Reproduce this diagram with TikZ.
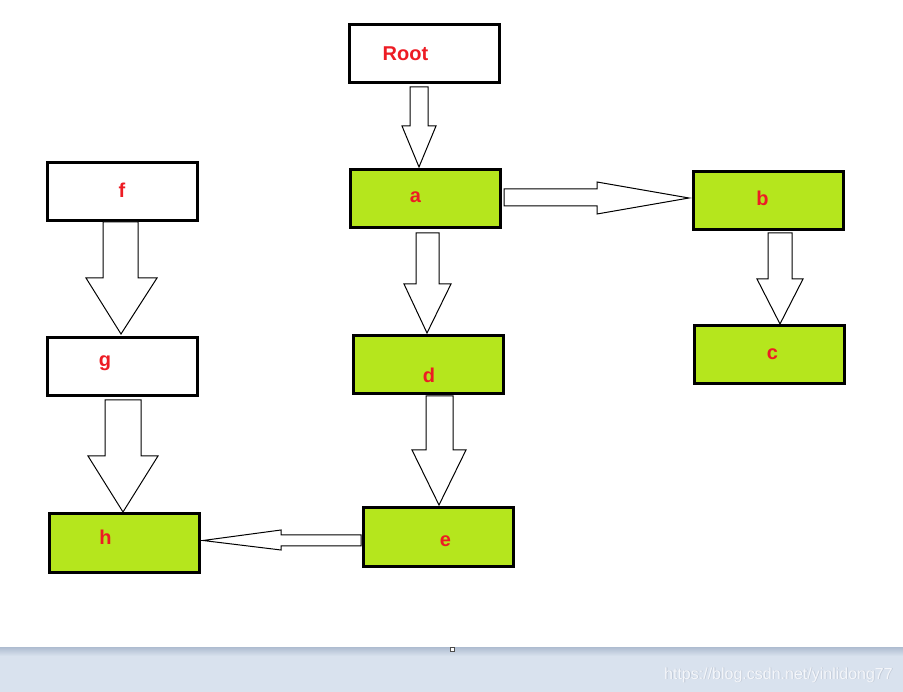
\documentclass[tikz,border=0pt]{standalone}
\usepackage{fontspec}
\setmainfont{Liberation Sans}
\definecolor{lime}{HTML}{B5E61D}
\definecolor{lblred}{HTML}{ED1C24}
\definecolor{barblue}{HTML}{D9E2EE}
\definecolor{bardark}{HTML}{AEBCD0}
\definecolor{wmark}{HTML}{F4F6FA}
\definecolor{wshadow}{HTML}{BFC8D6}
\begin{document}
\begin{tikzpicture}[x=1pt,y=-1pt,
  box/.style={draw=black, line width=3pt, minimum width=150pt, minimum height=58pt, inner sep=0pt},
  gbox/.style={box, fill=lime},
  wbox/.style={box, fill=white},
  lbl/.style={text=lblred, font=\bfseries\fontsize{20}{24}\selectfont, inner sep=0pt, anchor=base},
  blk/.style={draw=black, fill=white, line width=1pt, line join=miter},
  wm/.style={font=\fontsize{16}{18}\selectfont, inner sep=0pt, anchor=base east}
]
\useasboundingbox (0,0) rectangle (903,692);
\fill[white] (0,0) rectangle (903,692);

% boxes
\node[wbox] (root) at (424,53.5) {};
\node[gbox] (a) at (425,198.5) {};
\node[gbox] (b) at (768,201) {};
\node[gbox] (c) at (769.5,354.5) {};
\node[gbox] (d) at (428,364.5) {};
\node[gbox] (e) at (438,537) {};
\node[wbox] (f) at (122,192) {};
\node[wbox] (g) at (122,367) {};
\node[gbox] (h) at (124.5,543) {};

% labels
\node[lbl] (troot) at (405.5,61) {Root};
\node[lbl] (ta) at (415.5,203) {a};
\node[lbl] (tb) at (762.5,206) {b};
\node[lbl] (tc) at (772.5,360) {c};
\node[lbl] (td) at (429,383) {d};
\node[lbl] (te) at (445.5,547) {e};
\node[lbl] (tf) at (122,198) {f};
\node[lbl] (tg) at (105,367) {g};
\node[lbl] (th) at (105.5,544) {h};

% block arrows
% Root -> a
\draw[blk] (410,87) -- (428,87) -- (428,126) -- (436,126) -- (419,167) -- (402,126) -- (410,126) -- cycle;
% a -> b
\draw[blk] (504,189) -- (597,189) -- (597,182) -- (689,198) -- (597,214) -- (597,206) -- (504,206) -- cycle;
% a -> d
\draw[blk] (416,233) -- (439,233) -- (439,284) -- (451,284) -- (427,333) -- (404,284) -- (416,284) -- cycle;
% d -> e
\draw[blk] (426,396) -- (453,396) -- (453,450) -- (466,450) -- (439,505) -- (412,450) -- (426,450) -- cycle;
% b -> c
\draw[blk] (768,233) -- (792,233) -- (792,279) -- (803,279) -- (780,324) -- (757,279) -- (768,279) -- cycle;
% f -> g
\draw[blk] (103,222) -- (138,222) -- (138,278) -- (157,278) -- (121,334) -- (86,278) -- (103,278) -- cycle;
% g -> h
\draw[blk] (105,400) -- (141,400) -- (141,456) -- (158,456) -- (123,512) -- (88,456) -- (105,456) -- cycle;
% e -> h
\draw[blk] (361,535) -- (281,535) -- (281,530) -- (203,540.5) -- (281,550) -- (281,546) -- (361,546) -- cycle;

% bottom bar
\fill[barblue] (0,647) rectangle (903,692);
\shade[top color=bardark, bottom color=barblue] (0,647) rectangle (903,656);
\node[draw=black!70, fill=white, line width=1pt, minimum size=4pt, inner sep=0pt] (sq) at (452.5,649.5) {};
\node[wm, text=wshadow] (wms) at (893.8,679.8) {https://blog.csdn.net/yinlidong77};
\node[wm, text=wmark] (wmt) at (893,679) {https://blog.csdn.net/yinlidong77};
\end{tikzpicture}
\end{document}
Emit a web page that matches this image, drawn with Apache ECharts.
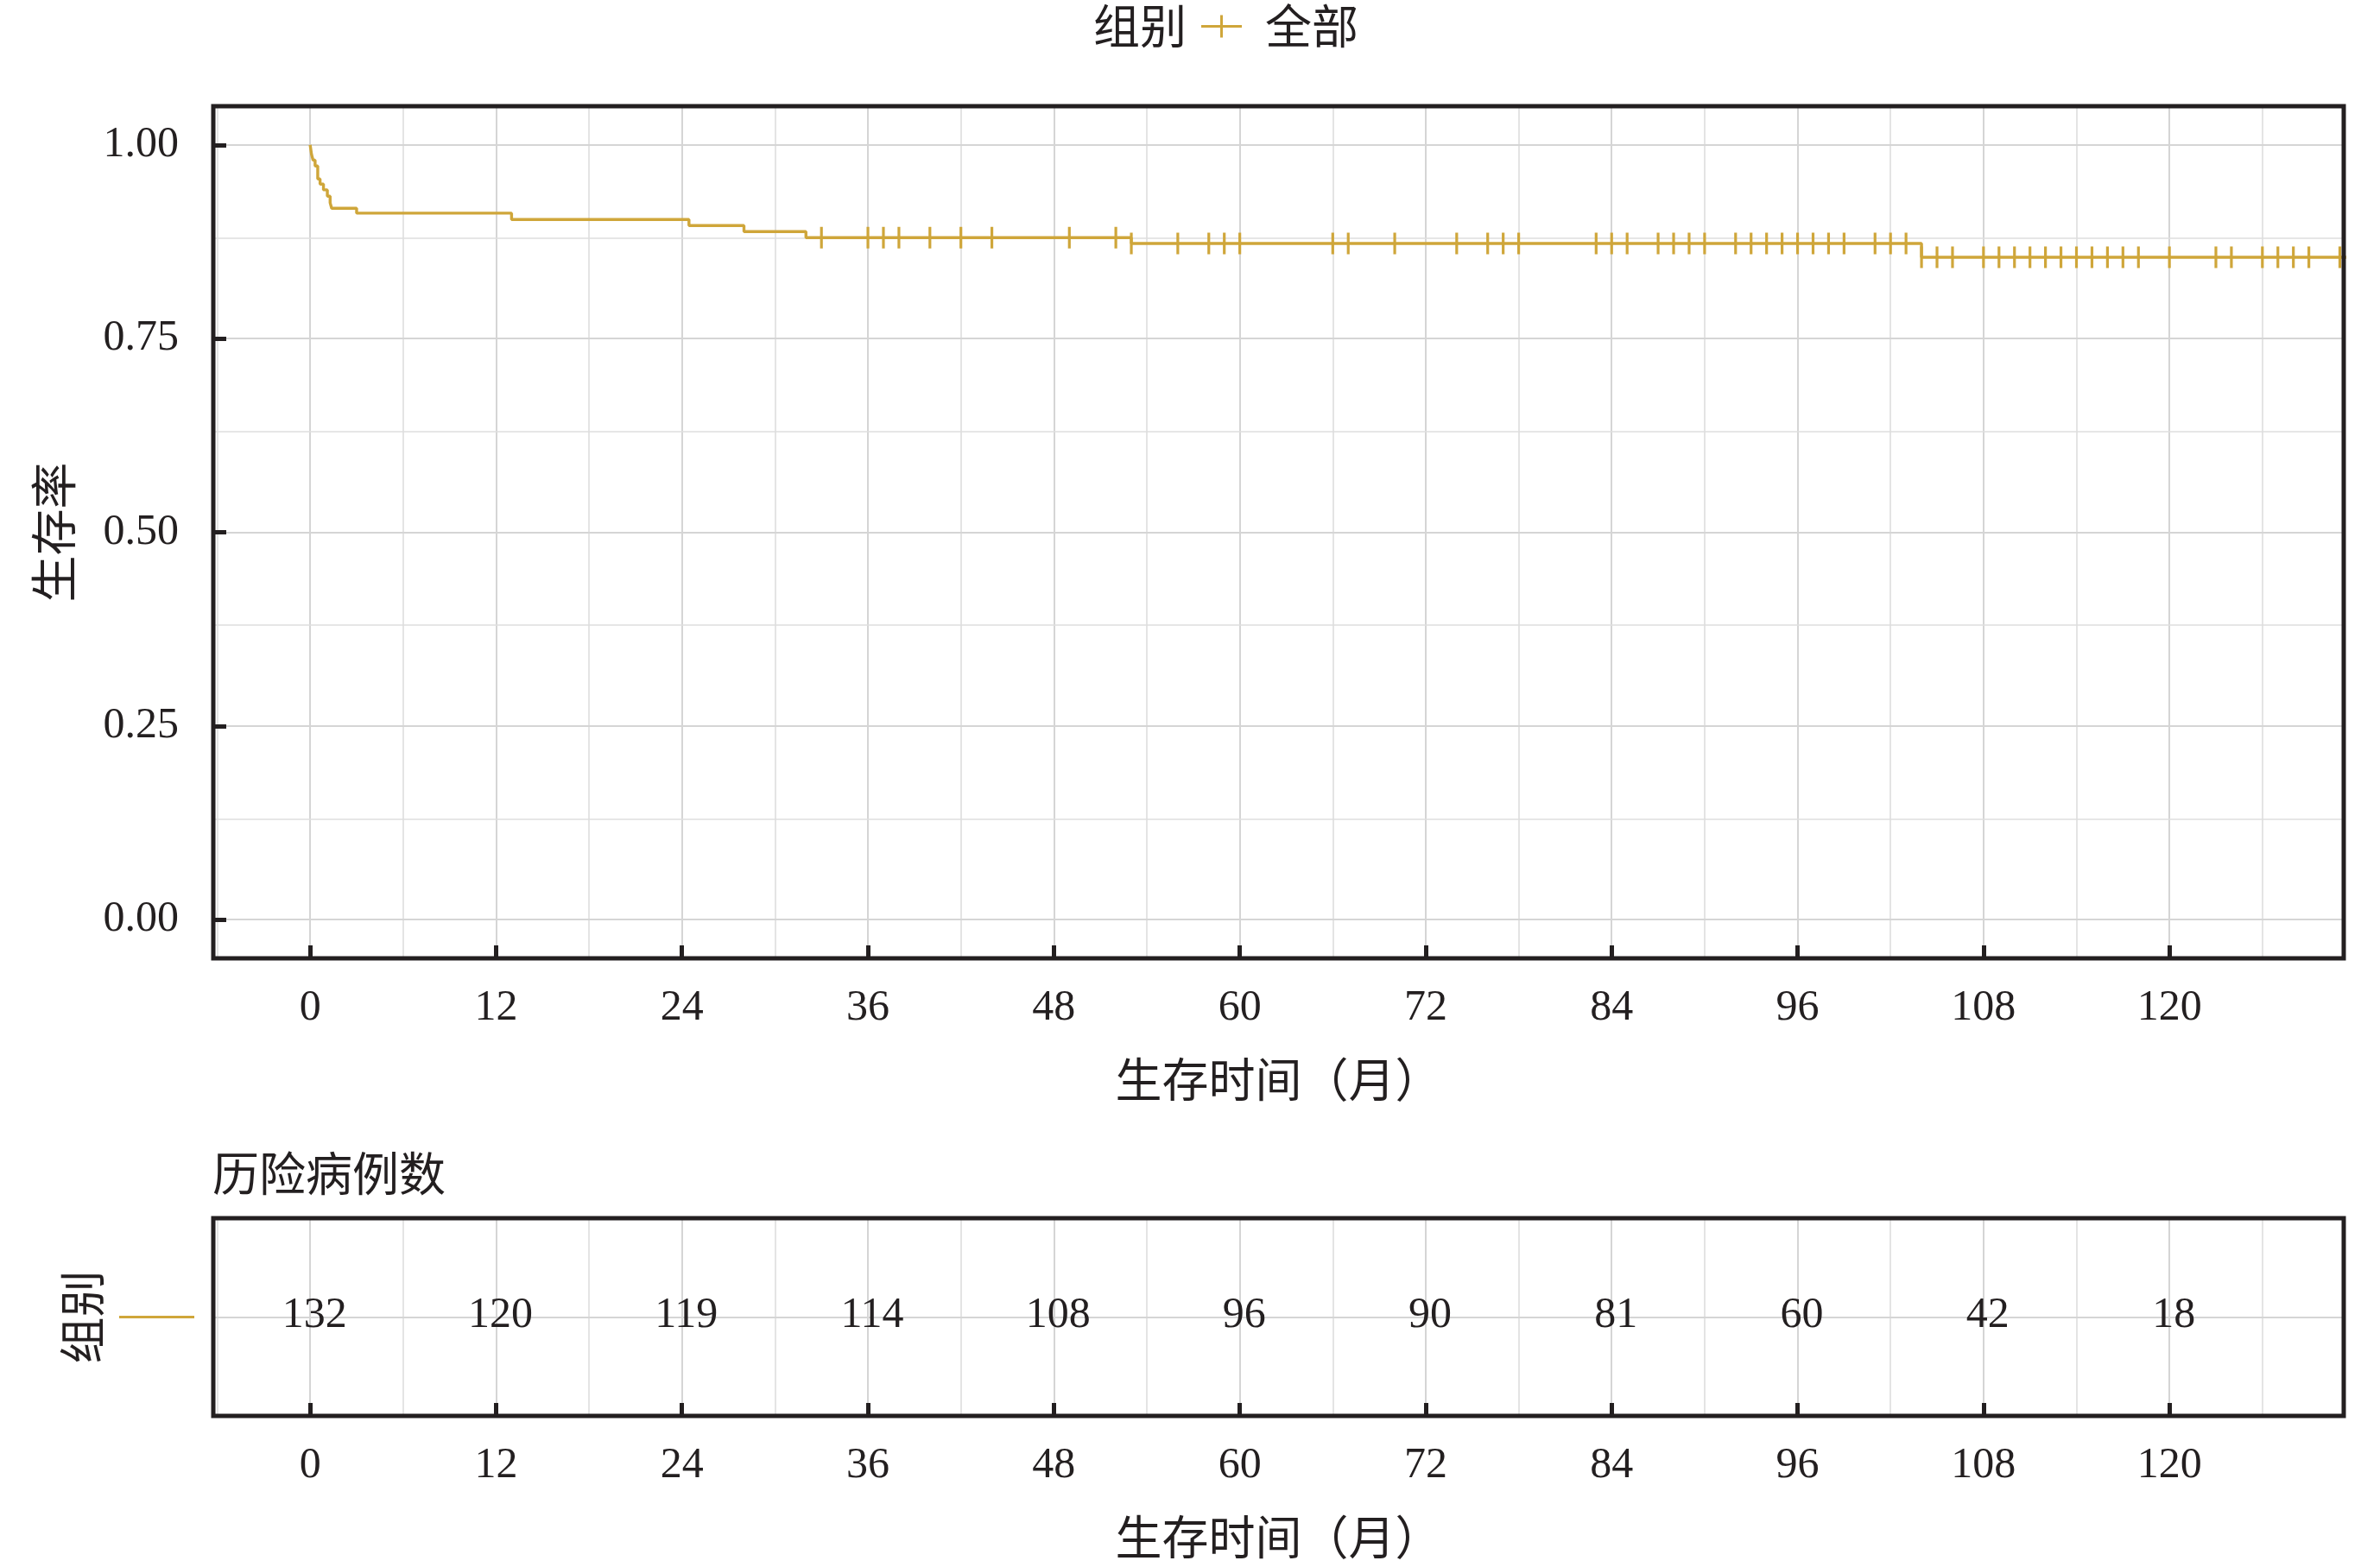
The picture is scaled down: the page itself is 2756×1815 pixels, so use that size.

Instructions to follow: Extract every line of the data exactly; pictures stay out.

Exercise solution:
Reproduce this diagram with TikZ.
\documentclass[tikz,border=0pt]{standalone}
\usepackage{fontspec}
\setmainfont{Liberation Sans}
\definecolor{lime}{HTML}{B5E61D}
\definecolor{lblred}{HTML}{ED1C24}
\definecolor{barblue}{HTML}{D9E2EE}
\definecolor{bardark}{HTML}{AEBCD0}
\definecolor{wmark}{HTML}{F4F6FA}
\definecolor{wshadow}{HTML}{BFC8D6}
\begin{document}
\begin{tikzpicture}[x=1pt,y=-1pt,
  box/.style={draw=black, line width=3pt, minimum width=150pt, minimum height=58pt, inner sep=0pt},
  gbox/.style={box, fill=lime},
  wbox/.style={box, fill=white},
  lbl/.style={text=lblred, font=\bfseries\fontsize{20}{24}\selectfont, inner sep=0pt, anchor=base},
  blk/.style={draw=black, fill=white, line width=1pt, line join=miter},
  wm/.style={font=\fontsize{16}{18}\selectfont, inner sep=0pt, anchor=base east}
]
\useasboundingbox (0,0) rectangle (903,692);
\fill[white] (0,0) rectangle (903,692);

% boxes
\node[wbox] (root) at (424,53.5) {};
\node[gbox] (a) at (425,198.5) {};
\node[gbox] (b) at (768,201) {};
\node[gbox] (c) at (769.5,354.5) {};
\node[gbox] (d) at (428,364.5) {};
\node[gbox] (e) at (438,537) {};
\node[wbox] (f) at (122,192) {};
\node[wbox] (g) at (122,367) {};
\node[gbox] (h) at (124.5,543) {};

% labels
\node[lbl] (troot) at (405.5,61) {Root};
\node[lbl] (ta) at (415.5,203) {a};
\node[lbl] (tb) at (762.5,206) {b};
\node[lbl] (tc) at (772.5,360) {c};
\node[lbl] (td) at (429,383) {d};
\node[lbl] (te) at (445.5,547) {e};
\node[lbl] (tf) at (122,198) {f};
\node[lbl] (tg) at (105,367) {g};
\node[lbl] (th) at (105.5,544) {h};

% block arrows
% Root -> a
\draw[blk] (410,87) -- (428,87) -- (428,126) -- (436,126) -- (419,167) -- (402,126) -- (410,126) -- cycle;
% a -> b
\draw[blk] (504,189) -- (597,189) -- (597,182) -- (689,198) -- (597,214) -- (597,206) -- (504,206) -- cycle;
% a -> d
\draw[blk] (416,233) -- (439,233) -- (439,284) -- (451,284) -- (427,333) -- (404,284) -- (416,284) -- cycle;
% d -> e
\draw[blk] (426,396) -- (453,396) -- (453,450) -- (466,450) -- (439,505) -- (412,450) -- (426,450) -- cycle;
% b -> c
\draw[blk] (768,233) -- (792,233) -- (792,279) -- (803,279) -- (780,324) -- (757,279) -- (768,279) -- cycle;
% f -> g
\draw[blk] (103,222) -- (138,222) -- (138,278) -- (157,278) -- (121,334) -- (86,278) -- (103,278) -- cycle;
% g -> h
\draw[blk] (105,400) -- (141,400) -- (141,456) -- (158,456) -- (123,512) -- (88,456) -- (105,456) -- cycle;
% e -> h
\draw[blk] (361,535) -- (281,535) -- (281,530) -- (203,540.5) -- (281,550) -- (281,546) -- (361,546) -- cycle;

% bottom bar
\fill[barblue] (0,647) rectangle (903,692);
\shade[top color=bardark, bottom color=barblue] (0,647) rectangle (903,656);
\node[draw=black!70, fill=white, line width=1pt, minimum size=4pt, inner sep=0pt] (sq) at (452.5,649.5) {};
\node[wm, text=wshadow] (wms) at (893.8,679.8) {https://blog.csdn.net/yinlidong77};
\node[wm, text=wmark] (wmt) at (893,679) {https://blog.csdn.net/yinlidong77};
\end{tikzpicture}
\end{document}
Emit a web page that matches this image, drawn with Apache ECharts.
The picture is scaled down: the page itself is 2756×1815 pixels, so use that size.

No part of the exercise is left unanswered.